All that the extracted order says is that cups and
cones are the major component parts of roller bearings. The
Tribunal does not hold that cups, cones and inner and outer
rings comprise the entirety of roller bearings.
In our view, the Tribunal mis-directed itself. There is
not question of reading the word "and" disjunctively here.
The Exemption Notification must be read plainly, as an
ordinary man would read it, and, so read, Sl.No. 6(a) says
that cups of roller bearings are liable to the duty
applicable to the bearings of which they are part and cones
of roller bearings are liable to the rate of duty applicable
to the bearings of which they are part. There is no
justification for reading the entry connectively in the
sense that the rate of duty applicable to the bearings of
which they are part will apply only when the cups and cones
of roller bearings are imported together but not if they are
imported separately.
Insofar as valuation is concerned, the Collector was
right in rejecting the transaction value of the goods
because, plainly, it was a totally unrealistic value. For
the purpose of placing a value on the goods, however, the
Collector resorted to very tenuous reasoning which we cannot
uphold. At the same time, we must say that we do not approve
of the findings of the Tribunal in this behalf, which we
have referred to above.

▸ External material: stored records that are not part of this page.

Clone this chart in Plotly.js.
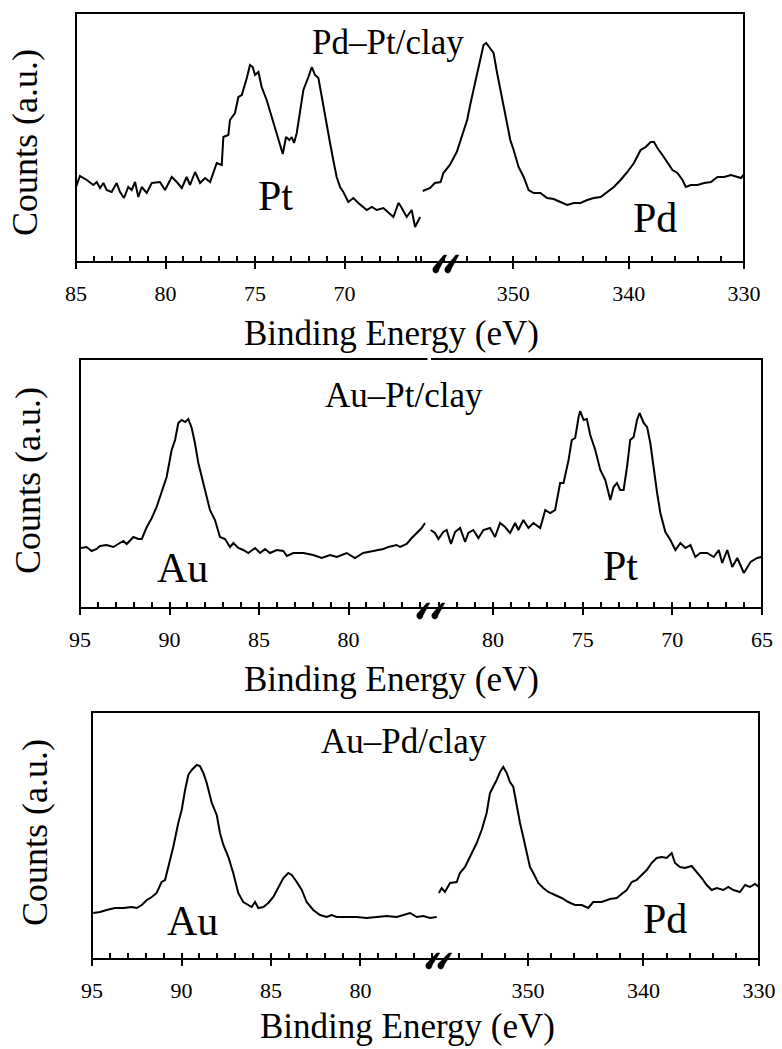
<!DOCTYPE html>
<html>
<head>
<meta charset="utf-8">
<script src="https://cdn.plot.ly/plotly-3.0.1.min.js"></script>
<style>html,body{margin:0;padding:0;background:#fff;}</style>
</head>
<body>
<div id="fig"></div>
<script>
// ---------- DATA ----------
// Panel 1: Pd–Pt/clay, Pt 4f region
const pdptPtEV = [85.00,84.78,84.40,84.03,83.84,83.66,83.47,83.29,83.01,82.73,82.54,82.32,82.08,81.89,81.70,81.52,81.33,81.05,80.77,80.31,80.03,79.65,79.37,79.09,78.82,78.63,78.35,78.07,77.79,77.51,77.14,76.86,76.77,76.49,76.40,76.12,75.93,75.74,75.46,75.28,75.13,75.00,74.81,74.63,74.35,74.07,73.79,73.60,73.45,73.27,73.08,72.95,72.82,72.67,72.49,72.30,72.02,71.83,71.65,71.46,71.27,70.99,70.81,70.63,70.44,70.25,70.07,69.79,69.51,69.23,68.95,68.76,68.48,68.20,67.83,67.55,67.27,66.99,66.90,66.53,66.25,66.06,65.78];
const pdptPtCounts = [75,86,82,77,80,74,79,72,70,79,70,64,75,72,80,65,75,69,79,80,72,85,80,74,85,77,90,79,84,80,99,97,125,127,142,149,165,167,184,197,195,187,190,175,162,145,129,119,108,125,122,125,119,129,152,172,185,195,187,184,165,135,119,102,85,75,70,60,64,59,55,52,55,52,54,49,45,59,57,45,52,35,45];
// Panel 1: Pd–Pt/clay, Pd 3d region
const pdptPdEV = [357.85,357.2,356.8,356.3,356.06,355.5,354.9,354.5,354.0,353.7,353.45,353.16,352.87,352.58,352.35,352.06,351.71,351.42,351.13,350.84,350.55,350.26,349.97,349.54,349.10,348.67,348.23,347.65,347.07,346.50,345.91,345.33,344.76,344.17,343.59,343.02,342.43,341.85,341.28,340.70,340.11,339.54,338.96,338.52,338.09,337.80,337.51,337.07,336.64,336.20,335.77,335.33,335.04,334.61,334.03,333.45,332.87,332.29,331.72,331.13,330.55,330.26,330.0];
const pdptPdCounts = [71,74,79,80,89,97,110,125,142,159,172,189,204,217,219,214,209,190,172,155,137,122,112,95,85,72,69,69,64,63,60,57,59,59,62,64,65,70,75,82,90,99,112,115,120,120,114,107,99,92,89,82,75,77,77,79,80,85,85,87,85,84,88];
// Panel 2: Au–Pt/clay, Au 4f region
const auptAuEV = [94.94,94.63,94.35,94.07,93.88,93.51,93.14,92.86,92.58,92.39,92.02,91.74,91.55,91.27,90.99,90.72,90.44,90.16,89.88,89.69,89.51,89.32,89.13,88.95,88.76,88.58,88.39,88.20,87.92,87.74,87.46,87.18,86.90,86.62,86.43,86.16,85.88,85.60,85.22,84.94,84.66,84.39,84.01,83.64,83.45,83.08,82.52,81.97,81.50,81.03,80.66,80.10,79.64,79.18,78.62,78.06,77.78,77.31,77.12,76.75,76.47,76.19,75.91,75.73];
const auptAuCounts = [60,61,57,59,62,63,61,64,67,64,71,69,69,81,90,101,115,131,158,168,185,188,186,189,180,165,145,131,111,98,88,71,69,61,65,60,58,55,60,55,59,55,58,57,52,55,55,53,50,53,51,55,50,55,57,59,61,63,61,64,70,75,80,85];
// Panel 2: Au–Pt/clay, Pt 4f region
const auptPtEV = [83.48,83.24,83.05,82.78,82.59,82.35,82.12,81.84,81.56,81.38,81.10,80.82,80.54,80.17,79.89,79.61,79.33,79.05,78.77,78.59,78.31,78.03,77.75,77.37,77.09,76.82,76.54,76.26,76.07,75.79,75.61,75.42,75.23,75.14,74.95,74.77,74.58,74.30,74.02,73.74,73.46,73.28,73.09,72.91,72.72,72.53,72.35,72.16,71.97,71.83,71.60,71.41,71.23,71.04,70.85,70.67,70.39,70.11,69.83,69.55,69.27,68.99,68.72,68.44,68.06,67.69,67.41,67.22,66.94,66.66,66.38,66.01,65.64,65.27,65.04];
const auptPtCounts = [78,75,69,76,78,64,76,80,66,75,78,70,78,80,71,85,81,75,85,78,88,80,85,80,98,95,98,125,125,148,168,170,191,197,188,189,173,158,138,128,108,121,125,118,118,141,168,171,188,195,185,181,165,138,115,95,76,68,58,65,60,63,51,55,55,51,58,45,58,41,50,35,46,50,51];
// Panel 3: Au–Pd/clay, Au 4f region
const aupdAuEV = [94.93,94.55,94.18,93.72,93.25,92.78,92.50,92.22,91.94,91.66,91.39,91.11,90.92,90.74,90.46,90.18,89.99,89.80,89.62,89.43,89.15,88.97,88.78,88.59,88.31,88.03,87.85,87.66,87.38,87.11,86.83,86.55,86.27,86.08,85.89,85.71,85.43,85.15,84.87,84.59,84.31,84.03,83.84,83.56,83.28,83.01,82.64,82.26,81.89,81.61,81.33,80.77,80.21,79.65,79.09,78.54,77.98,77.79,77.23,76.86,76.49,76.12,75.74];
const aupdAuCounts = [46,47,49,51,51,52,51,54,59,62,66,77,79,92,112,136,149,169,184,189,194,193,186,176,156,144,126,114,102,86,66,57,54,52,57,51,52,56,62,72,81,86,84,77,69,57,49,44,42,44,42,42,42,41,42,43,42,43,46,42,43,41,42];
// Panel 3: Au–Pd/clay, Pd 3d region
const aupdPdEV = [357.71,357.47,357.19,356.75,356.17,355.89,355.45,355.02,354.44,354.01,353.58,353.29,353.00,352.71,352.42,352.14,351.84,351.56,351.27,350.98,350.69,350.41,350.11,349.83,349.54,349.11,348.68,348.24,347.66,347.08,346.51,345.93,345.35,344.78,344.35,343.62,342.90,342.32,341.89,341.45,341.02,340.59,340.16,339.72,339.29,338.86,338.42,337.99,337.56,337.27,336.84,336.41,335.83,335.39,334.96,334.53,334.10,333.66,333.09,332.66,332.22,331.65,331.21,330.78,330.35,330.00];
const aupdPdCounts = [66,71,67,76,77,86,92,102,116,129,146,166,172,179,187,192,186,177,172,152,136,122,106,92,86,76,71,67,64,61,57,54,54,51,57,57,60,61,65,69,77,79,84,89,96,101,102,101,106,96,92,91,93,87,81,74,69,71,69,72,69,67,74,72,75,72];

// Text
const panelTitles = ["Pd–Pt/clay", "Au–Pt/clay", "Au–Pd/clay"];
const peakLabels = [["Pt", "Pd"], ["Au", "Pt"], ["Au", "Pd"]];
const xTitle = "Binding Energy (eV)";
const yTitle = "Counts (a.u.)";

// ---------- LAYOUT HELPERS ----------
const W = 782, H = 1049;
const SERIF = 'Liberation Serif';
const toPX = v => v / W;
const toPY = v => 1 - v / H;

// panel geometry in pixels: left, split, right, top, bottom
const panels = [
  {l: 76, s: 421, r: 744, t: 13, b: 262, rangeL: [85, 65.73], rangeR: [358.0, 330], dL: 5, mL: 1, dR: 10, mR: 2, y: [0, 249]},
  {l: 80, s: 428, r: 762, t: 359, b: 608, rangeL: [95, 75.56], rangeR: [83.63, 65], dL: 5, mL: 1, dR: 5, mR: 1, y: [0, 249]},
  {l: 92, s: 438, r: 759, t: 712, b: 959, rangeL: [95, 75.67], rangeR: [357.79, 330], dL: 5, mL: 1, dR: 10, mR: 2, y: [0, 247]}
];

function mainX(domain, range, dtick, mdtick, anchor) {
  return {
    domain: domain, range: range, anchor: anchor,
    showline: false, showgrid: false, zeroline: false,
    tickmode: 'linear', tick0: 0, dtick: dtick,
    ticks: 'outside', ticklen: 6, tickwidth: 2, tickcolor: '#000',
    ticklabelstandoff: 6,
    tickfont: {family: SERIF, size: 22, color: '#000'},
    minor: {ticks: 'inside', ticklen: 6, tickwidth: 2, tickcolor: '#000', tick0: 0, dtick: mdtick, showgrid: false},
    fixedrange: true
  };
}
function twinX(domain, range, dtick, anchor, over) {
  return {
    domain: domain, range: range, anchor: anchor, overlaying: over,
    showline: false, showgrid: false, zeroline: false,
    tickmode: 'linear', tick0: 0, dtick: dtick,
    ticks: 'inside', ticklen: 8, tickwidth: 2, tickcolor: '#000',
    showticklabels: false, fixedrange: true
  };
}

const layout = {
  width: W, height: H,
  margin: {l: 0, r: 0, t: 0, b: 0, pad: 0},
  paper_bgcolor: '#fff', plot_bgcolor: 'rgba(0,0,0,0)',
  font: {family: SERIF, color: '#000'},
  showlegend: false,
  shapes: [], annotations: []
};

const traces = [];
const dataSets = [
  [pdptPtEV, pdptPtCounts, pdptPdEV, pdptPdCounts],
  [auptAuEV, auptAuCounts, auptPtEV, auptPtCounts],
  [aupdAuEV, aupdAuCounts, aupdPdEV, aupdPdCounts]
];

panels.forEach((p, i) => {
  const yId = i === 0 ? 'y' : 'y' + (i + 1);
  const yKey = i === 0 ? 'yaxis' : 'yaxis' + (i + 1);
  const xLn = 2 * i + 1, xRn = 2 * i + 2;
  const xL = xLn === 1 ? 'x' : 'x' + xLn, xR = 'x' + xRn;
  const domL = [toPX(p.l), toPX(p.s)], domR = [toPX(p.s), toPX(p.r)];
  layout[xLn === 1 ? 'xaxis' : 'xaxis' + xLn] = mainX(domL, p.rangeL, p.dL, p.mL, yId);
  layout['xaxis' + xRn] = mainX(domR, p.rangeR, p.dR, p.mR, yId);
  layout['xaxis' + (7 + 2 * i)] = twinX(domL, p.rangeL, p.dL, yId, xL);
  layout['xaxis' + (8 + 2 * i)] = twinX(domR, p.rangeR, p.dR, yId, xR);
  layout[yKey] = {
    domain: [toPY(p.b), toPY(p.t)], range: p.y, anchor: xL,
    showline: false, showgrid: false, zeroline: false, showticklabels: false, ticks: '', fixedrange: true
  };
  const d = dataSets[i];
  traces.push({x: d[0], y: d[1], xaxis: xL, yaxis: yId, type: 'scatter', mode: 'lines',
               line: {color: '#000', width: 2}, hoverinfo: 'skip'});
  traces.push({x: d[2], y: d[3], xaxis: xR, yaxis: yId, type: 'scatter', mode: 'lines',
               line: {color: '#000', width: 2}, hoverinfo: 'skip'});
  layout.shapes.push({type: 'rect', xref: 'paper', yref: 'paper', x0: toPX(p.l), x1: toPX(p.r), y0: toPY(p.b), y1: toPY(p.t),
                      line: {color: '#000', width: 2}, layer: 'above'});
});

// axis-break marks (decoration)
function brk(tx, ty, bx, by) {
  const path = 'M' + toPX(tx - 1.2) + ',' + toPY(ty) +
    ' L' + toPX(tx + 1.8) + ',' + toPY(ty) +
    ' L' + toPX(bx + 3.2) + ',' + toPY(by - 3) +
    ' Q' + toPX(bx + 2.5) + ',' + toPY(by + 1.5) + ' ' + toPX(bx - 1) + ',' + toPY(by + 1) +
    ' Q' + toPX(bx - 4) + ',' + toPY(by) + ' ' + toPX(bx - 3) + ',' + toPY(by - 4) + ' Z';
  return {type: 'path', xref: 'paper', yref: 'paper', path: path, fillcolor: '#000',
          line: {color: '#000', width: 0.5}, layer: 'above'};
}
const breaks = [
  [[445, 255, 436, 272], [457, 255, 448, 272]],
  [[428, 603, 420, 618], [443, 603, 435, 618]],
  [[438, 953, 429, 968], [450, 953, 441, 968]]
];
breaks.forEach(b => b.forEach(m => layout.shapes.push(brk(m[0], m[1], m[2], m[3]))));
layout.shapes.push({type: 'rect', xref: 'paper', yref: 'paper', x0: toPX(427.5), x1: toPX(431), y0: toPY(363), y1: toPY(355),
                    fillcolor: '#fff', line: {width: 0}, layer: 'above'});

function ann(text, x, y, size, angle) {
  return {text: text, xref: 'paper', yref: 'paper', x: toPX(x), y: toPY(y), xanchor: 'center', yanchor: 'middle',
          showarrow: false, textangle: angle || 0, font: {family: SERIF, size: size, color: '#000'}};
}
const xTitleY = [333, 679, 1026], xTitleX = [391, 391, 407];
const yTitlePos = [[25, 143], [28, 481], [35, 833]];
const titlePos = [[388, 43], [404, 396], [404, 741]];
const peakPos = [[[275, 196], [655, 218]], [[182, 568], [620, 566]], [[192, 921], [665, 919]]];
for (let i = 0; i < 3; i++) {
  layout.annotations.push(ann(xTitle, xTitleX[i], xTitleY[i], 35));
  layout.annotations.push(ann(yTitle, yTitlePos[i][0], yTitlePos[i][1], 36, -90));
  layout.annotations.push(ann(panelTitles[i], titlePos[i][0], titlePos[i][1], 35));
  layout.annotations.push(ann(peakLabels[i][0], peakPos[i][0][0], peakPos[i][0][1], 42));
  layout.annotations.push(ann(peakLabels[i][1], peakPos[i][1][0], peakPos[i][1][1], 42));
}

Plotly.newPlot('fig', traces, layout, {staticPlot: true, displayModeBar: false});
</script>
</body>
</html>
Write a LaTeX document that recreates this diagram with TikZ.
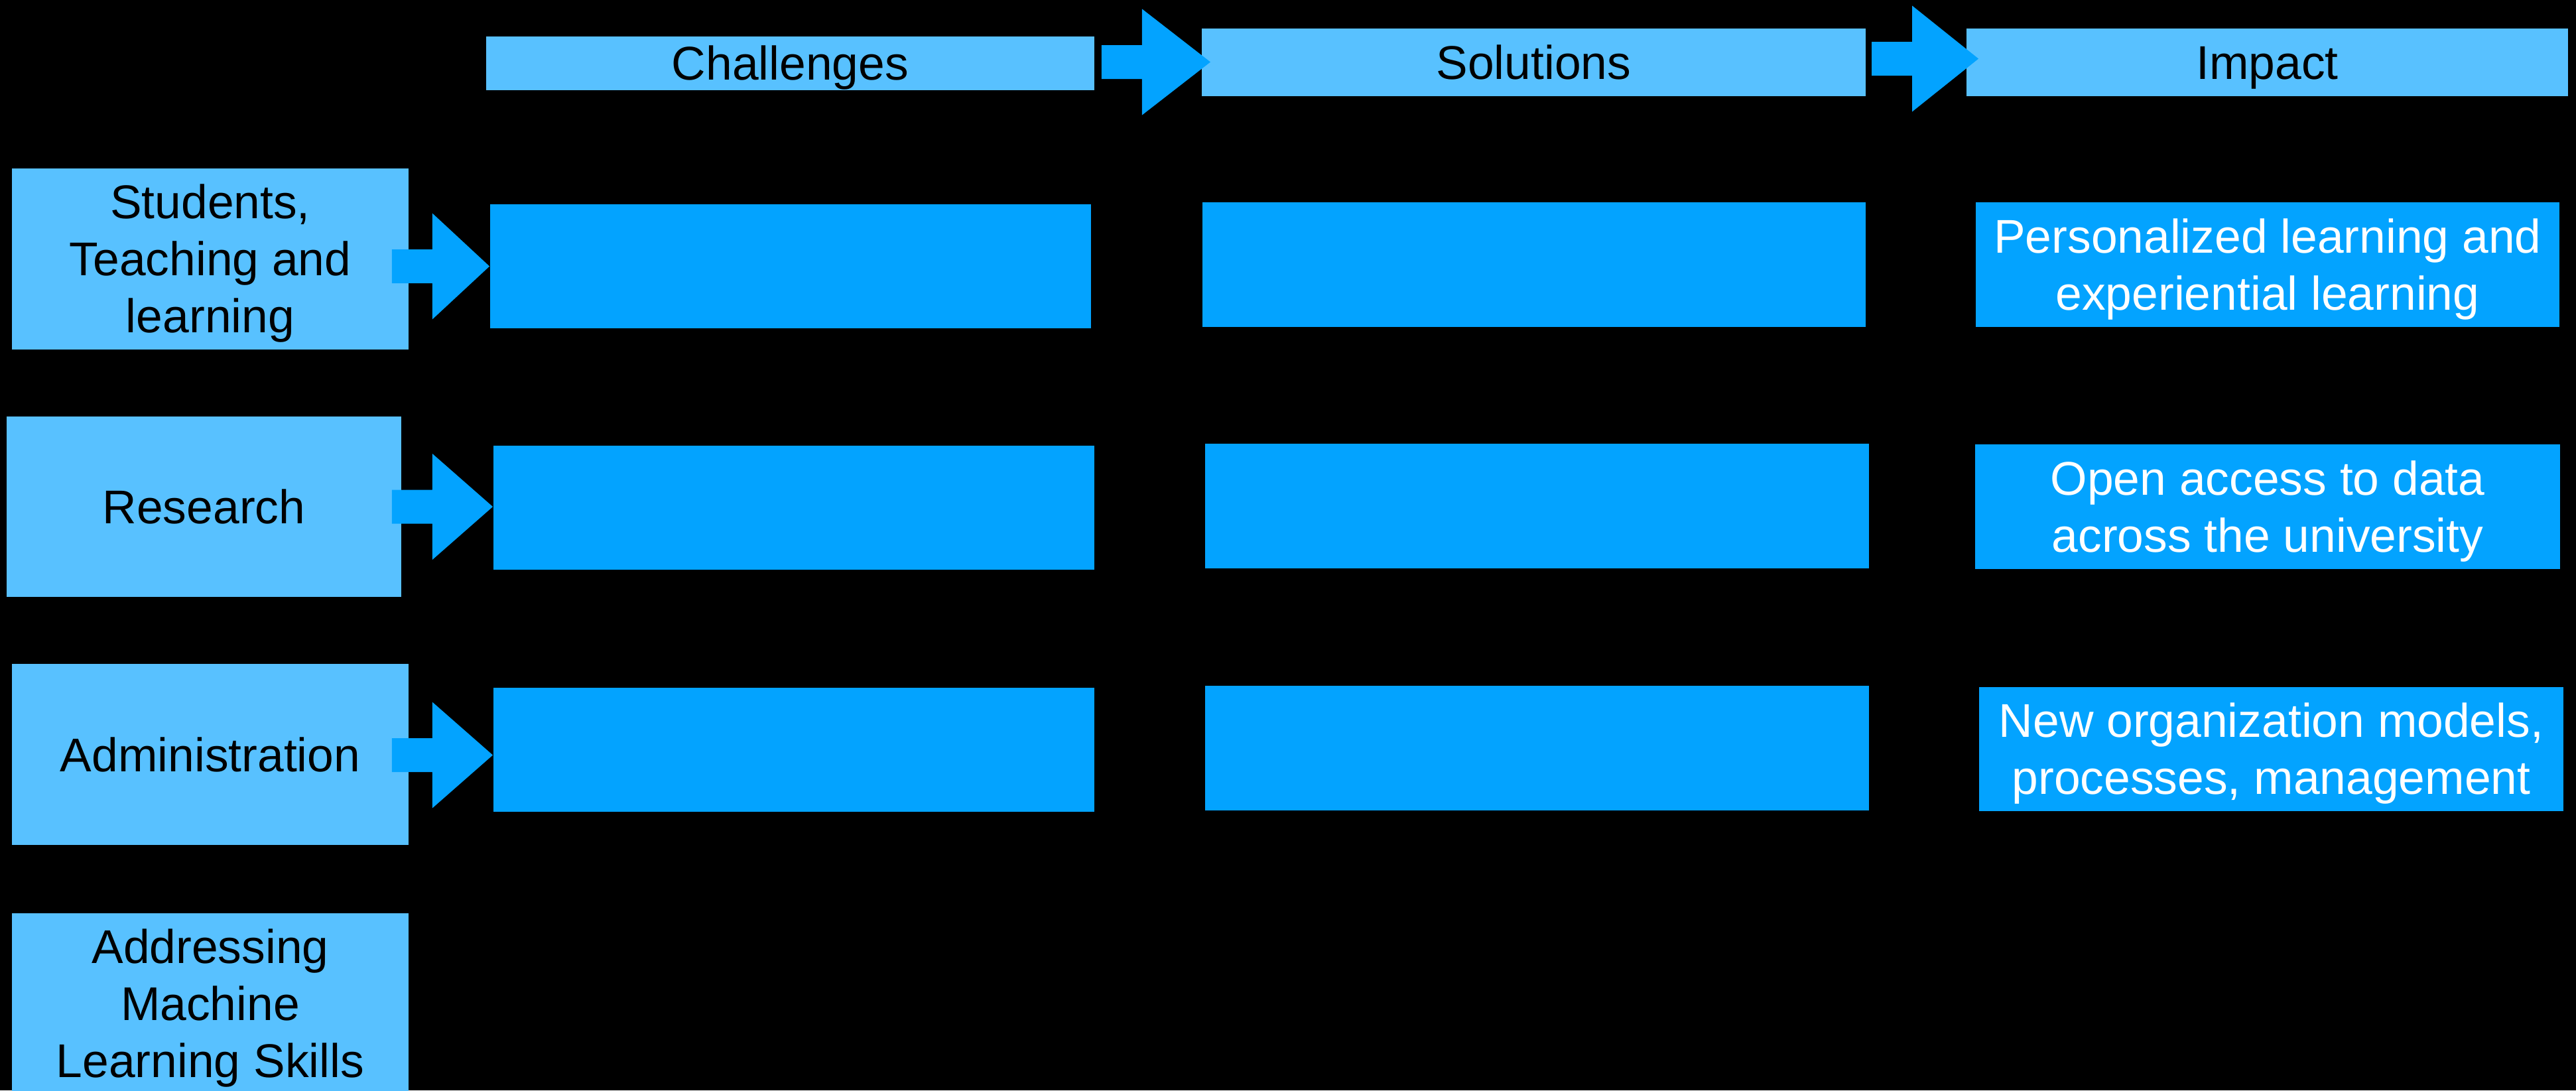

It may in given case be necessary to
value unbranded goods on the basis of the known price of
branded goods and also the goods of the one country of
origin, but the linkage must be appreciable and approximate.
We are of the view that the matter of valuation of the
goods must go back to the Collector and the respondents and
appellants should have that opportunity to place before him
material as may enable him to arrive at their assessable
value.
The appeal is allowed, The judgment and order the
Tribunal under appeal is set aside. The matter is remanded
to the Collector of Customs (Judicial), Bombay, or an
equivalent officer. He shall proceed upon the basis that the
goods fall under Sl. No. 6(a) of the Exemption Notification.
He shall assess the value of the goods afresh, taking into
account the material placed before him, and determine the
Customs duty payable thereon.
There shall be no order as to costs.